The Government will hope that the tax giveaway will see some households choose to spend that money somewhere else, on furnishing their home or spending elsewhere – in order to help revive the massive drop-off in consumer spending during lockdown. However, it’s more likely that people will just choose to buy a more expensive property, meaning the additional spending will be focused just on the housing market rather than boosting a range of businesses.
Stamp duty savings for different property values
|First time buyers||Standard house purchase||Second home purchase|
|Property value||Old stamp duty||New stamp duty||Stamp duty saving||Old stamp duty||New stamp duty||Stamp duty saving||Old stamp duty||New stamp duty||Stamp duty saving|
|Rates used:||0% up to £300,000||0% up to £500,000||0% up to £125,000||0% up to £500,000||3% up to £125,000||3% up to £500,000|
|5% on the next £200,000||2% on the next £125,000||5% on the next £125,000|
|5% on the next £675,000||8% on the next £675,000|
Source: AJ Bell. Assumes first-time buyer only purchases a property up to the value of £500,000 and so makes full use of first-time buyer relief.
House builders, estate agents and builders’ merchants have something to smile about
Much of the Chancellor’s plan to preserve British jobs and boost the economy had been floated beforehand but house builders, estate agents and builders’ merchants all have something to smile about. Mr Sunak tried to do his bit for hoteliers, restaurateurs and publicans, although his limited room for manoeuvre when it came to spending, owing to the existing national debt, means the benefits here may be more limited.
Estate agents such as Foxtons, Savills and Countrywide will all be hoping for a big step up in business thanks to the stamp duty cuts, especially after May’s disastrous new mortgage applications figure of just 9,273. However, the danger is that demand is all crammed into the next few months and business levels then plunge again come April 2021 when the levy returns. Savills was up 2.5% after the speech, putting it in the top ten performers in the FTSE 250.

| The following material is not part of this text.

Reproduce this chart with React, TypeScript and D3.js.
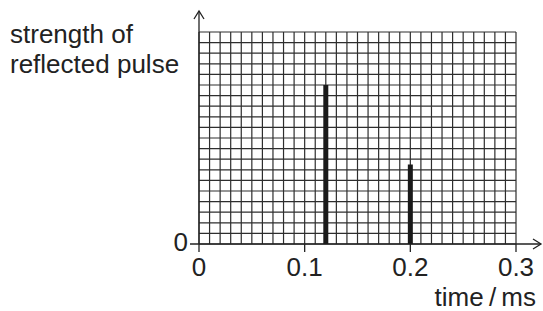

House builders did not get an extension to the Help to Buy scheme, though doubtless they will continue to press for it, though they too will be pleased to see the stamp duty cut and the emphasis on helping first-time buyers. Shares in Barratt, Taylor Wimpey, Persimmon and others responded strongly to the rumours of this policy initiative on Monday and so are doing relatively little now the facts are known.
Builders’ merchants may benefit too, which could help Grafton and Travis Perkins, while providers of insulation such as SIG and Kingspan will be looking forward to increased demand as a result of the Chancellor’s commitment to more energy efficient homes and public sector premises. Shares in bathroom equipment and accessories supplier Norcros and Topps Tiles are rising in response to the prospect of higher volumes ahead.

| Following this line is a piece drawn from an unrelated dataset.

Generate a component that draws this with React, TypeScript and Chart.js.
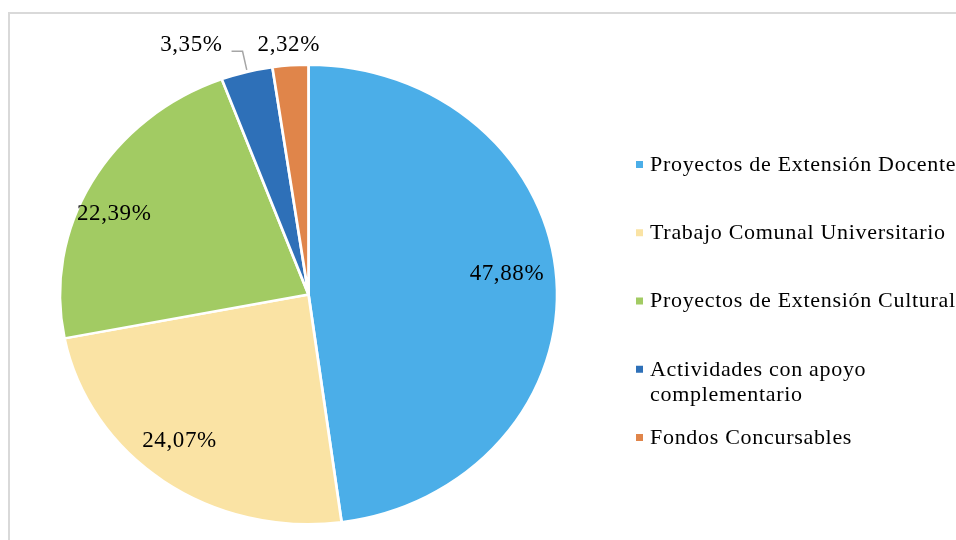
import React, { useEffect, useRef } from "react";
import { Chart, registerables } from "chart.js";

Chart.register(...registerables);

const categories = [
  "Proyectos de Extensión Docente",
  "Trabajo Comunal Universitario",
  "Proyectos de Extensión Cultural",
  "Actividades con apoyo\ncomplementario",
  "Fondos Concursables",
];
const values = [47.88, 24.07, 22.39, 3.35, 2.32];
const valueLabels = ["47,88%", "24,07%", "22,39%", "3,35%", "2,32%"];
const colors = ["#4BAEE8", "#FAE3A4", "#A2CB63", "#2E70B8", "#E0854A"];

// label placement styling
const labelRadius = [0.8, 0.8, 0.85, 1.12, 1.09];
const labelShiftX = [0, -13, -10, -48, 0];
const labelShiftY = [-8, -3, 15, 0, 0];
const SX = 1.082; // horizontal stretch of the pie (ellipse)
const FONT = "'Liberation Serif', 'Times New Roman', serif";

const ellipsePlugin = {
  id: "ellipse",
  beforeDatasetsDraw(chart: any) {
    const a = chart.getDatasetMeta(0).data[0];
    const ctx = chart.ctx;
    ctx.save();
    ctx.translate(a.x, a.y);
    ctx.scale(SX, 1);
    ctx.translate(-a.x, -a.y);
  },
  afterDatasetsDraw(chart: any) {
    chart.ctx.restore();
  },
};

const labelPlugin = {
  id: "labels",
  afterDraw(chart: any) {
    const ctx = chart.ctx;
    const arcs = chart.getDatasetMeta(0).data;
    ctx.save();
    ctx.font = `23px ${FONT}`;
    (ctx as any).letterSpacing = "0.6px";
    ctx.fillStyle = "#000";
    ctx.textAlign = "center";
    ctx.textBaseline = "middle";
    arcs.forEach((arc: any, i: number) => {
      const mid = (arc.startAngle + arc.endAngle) / 2;
      const r = arc.outerRadius * labelRadius[i];
      const px = arc.x + Math.cos(mid) * r * SX + labelShiftX[i];
      const py = arc.y + Math.sin(mid) * r + labelShiftY[i];
      ctx.fillText(valueLabels[i], px, py);
      if (labelShiftX[i] !== 0 && labelRadius[i] > 1) {
        const w = ctx.measureText(valueLabels[i]).width;
        const ex = arc.x + Math.cos(mid) * arc.outerRadius * SX;
        const ey = arc.y + Math.sin(mid) * arc.outerRadius;
        const hx = px + w / 2 + 9;
        const hy = py + 6;
        ctx.strokeStyle = "#A6A6A6";
        ctx.lineWidth = 1.5;
        ctx.beginPath();
        ctx.moveTo(ex, ey - 2);
        ctx.lineTo(hx + 11, hy);
        ctx.lineTo(hx, hy);
        ctx.stroke();
      }
    });
    ctx.restore();
  },
};

const legendPlugin = {
  id: "customLegend",
  afterDraw(chart: any) {
    const ctx = chart.ctx;
    ctx.save();
    ctx.font = `22px ${FONT}`;
    (ctx as any).letterSpacing = "0.7px";
    ctx.textAlign = "left";
    ctx.textBaseline = "middle";
    const x0 = 636;
    const y0 = 165;
    const step = 68.25;
    categories.forEach((c, i) => {
      const y = y0 + i * step;
      ctx.fillStyle = colors[i];
      ctx.fillRect(x0, y - 4, 7, 7);
      ctx.fillStyle = "#000";
      c.split("\n").forEach((line, j) => {
        ctx.fillText(line, x0 + 14, y + j * 25);
      });
    });
    ctx.restore();
  },
};

export default function App() {
  const ref = useRef<HTMLCanvasElement>(null);
  useEffect(() => {
    if (!ref.current) return;
    const chart = new Chart(ref.current, {
      type: "pie",
      data: {
        labels: categories,
        datasets: [
          {
            data: values,
            backgroundColor: colors,
            borderColor: "#FFFFFF",
            borderWidth: 2.5,
          },
        ],
      },
      options: {
        responsive: false,
        animation: false,
        layout: { padding: { top: 63, bottom: 14, left: 77.5, right: 416.5 } },
        plugins: {
          legend: { display: false },
          tooltip: { enabled: false },
        },
      },
      plugins: [ellipsePlugin, labelPlugin, legendPlugin],
    });
    return () => chart.destroy();
  }, []);
  return (
    <div style={{ position: "fixed", left: 0, top: 0, width: 956, height: 540, background: "#fff" }}>
      <div
        style={{
          position: "absolute",
          left: 8,
          top: 12,
          width: 960,
          height: 540,
          borderTop: "2px solid #D9D9D9",
          borderLeft: "2px solid #D9D9D9",
          boxSizing: "border-box",
        }}
      />
      <canvas ref={ref} width={956} height={540} style={{ position: "absolute", left: 0, top: 0, width: 956, height: 540 }} />
    </div>
  );
}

The hospitality sector will welcome attempts to boost spending in pubs, hotels and restaurants though Mr Sunak did not venture down the voucher path. Disappointing as this will be for leisure firms, such a giveaway would potentially have had long-term consequences and set a bad precedent – once free money is offered once it is very hard to stop handing it over.
As such, the policy is more nuanced and therefore less dramatic. The VAT cut may entice some visitors but the Monday-Wednesday time frame and £10 limit for the month of August on dining out may not move the dial much – and nor are any of those incentives likely to persuade those who are too frightened or too vulnerable to venture to such public places, or indeed those who have lost their job or are on furlough, for whom cash could be tight and eating out a luxury anyway.
Nevertheless, Wagamama-owner Restaurant Group is taking some comfort from the plan as the shares are up 6%, to put it in the top ten gainers in the FTSE All-Share and InterContinental Hotels is up 2.3% to place it second-best in the FTSE 100 today.
These articles are for information purposes only and are not a personal recommendation or advice.